Матрос побежал к себе и вернулся через несколько минут со свежим, ароматным, еще теплым хлебом. Он нес буханку украдкой, чтобы никто не увидел – наказали бы и его, и того, кому нес гостинец

И историй подобного толка – в каждом доме. Едва ли не каждая семья может создать свою книгу мемуаров ... Вероятно, потому в нашу память вошли две когорты людей: одни – спасавшие голодных, те, кто с милосердием делился последним, а вторые – те, которые отбирали последнее, обрекали на смерть и причиняли боль. Об одних рассказывали своим потомкам с благодарностью, другим же не было прощения в нескольких поколениях.

Владимир Ущаповский:

«Они редко жили после своих деяний в родном селе. В результате своеобразных ротаций они переселялись. Если только их не убивали потомки тех, кто остался в живых. А в опустелые села приезжали «пришлые»: кремлевское руководство переселяли в Украину россиян с центральных губерний. Так они с презрением относились к тем людям, которые отбирали хлеб и мучили. Если выпадал случай, то могли ликвидировать их, «повесить» на них что-то. После подобных случаев их старались переселять, давая работу в других населенных пунктах, или они сами просили руководство об этом. А бывало, что не ждали разрешения, а сами уезжали побыстрее. Этих иродов, обрекавших людей на смерть, отбиравших последнее, отправляли официально «укреплять советскую власть». В Крым часто переселяли. Иногда – на Северный Кавказ. В наших селах уничтожали украинское население и заменяли умерших русскими, которых вывозили с их деревень. Их заставляли бросать свои дома, свой уклад жизненный и гнали сюда, в Украину. И в чужом краю, в вымершем селе им приходилось все начинать с нуля, пускай и на более богатой земле. Можно представить, как и пришлым россиянам было несладко – жить в домах убитых голодом, заживо замученных».

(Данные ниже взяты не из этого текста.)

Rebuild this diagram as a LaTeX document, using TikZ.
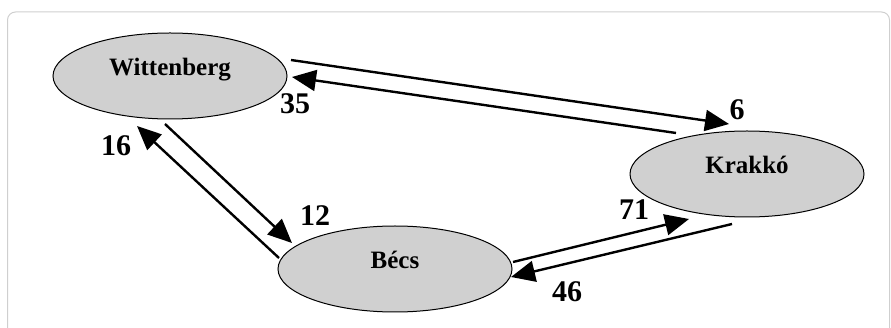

Этих иродов, обрекавших людей на смерть, отбиравших последнее, отправляли официально «укреплять советскую власть». В Крым часто переселяли. Иногда – на Северный Кавказ

Страшное прошлое, воспоминания о тяжелых временах разрушительной ржавчиной покрывали сознание выживших украинцев. Даже при независимой Украине, государства с совершенно другим политическим и экономическим строем, они приберегали в кладовках или на кухнях узелки с сухарями, крупами, солью и спичками – на случай голода, который застанет врасплох. Марии Цебрий во время Голодомора было всего 5 лет, однако детская память сумела сохранить страшные воспоминания.

Марии Цебрий:

«В 1933 году много людей умерло, очень много. Страшная голодовка была. Нас было четыре рота детворы у мамы. Она мешала с молоком перемолотые желуди. Печет! Горькое! Но ели. Потому что хотелось кушать. А потом корова умерла. Отмачивали мясо и ели. Даже шкуру потом съели: мама высушила ее, а потом по кусочку резала и варила, а мы то жевали по чуть-чуть и пили воду, в которой шкура варилась. С сестричкой Верой бродили вокруг по лесам, искали что-то съедобное. Нашли дикую черешню! Какое было счастье! Сестра старше была, забралась на дерево, рвет веточки с ягодами, бросает вниз, а я собираю. Помню, как сейчас: горько-сладкие. Я одну ягодку в рот, а веточку с остальными черешнями за пазуху, чтобы домой принести, и все собираю, собираю… А отец рассказывал: возвращался домой, видит – трава примятая возле рощи. И красные пятна. Пошел посмотреть, а там тело то ли убитой женщины, то ли умершей, но все мягкие части отрезаны, только костомахи остались. По селу ехала повозка – собирали умерших. И хотели отца забрать. Он распух от голода, сидел возле дома. Он говорит: «Я еще живой!». А ему в ответ: «Так завтра умрешь. Мне что, завтра за тобой одним приезжать сюда?». И грузили вот так всех и тогда высыпали в яму на кладбище: кто мертвый, кто живой, кто шевелится, кто пытается уползти… И как только мы не умерли, а выжили после такого, я не знаю. Пусть Бог помилует от такого всех».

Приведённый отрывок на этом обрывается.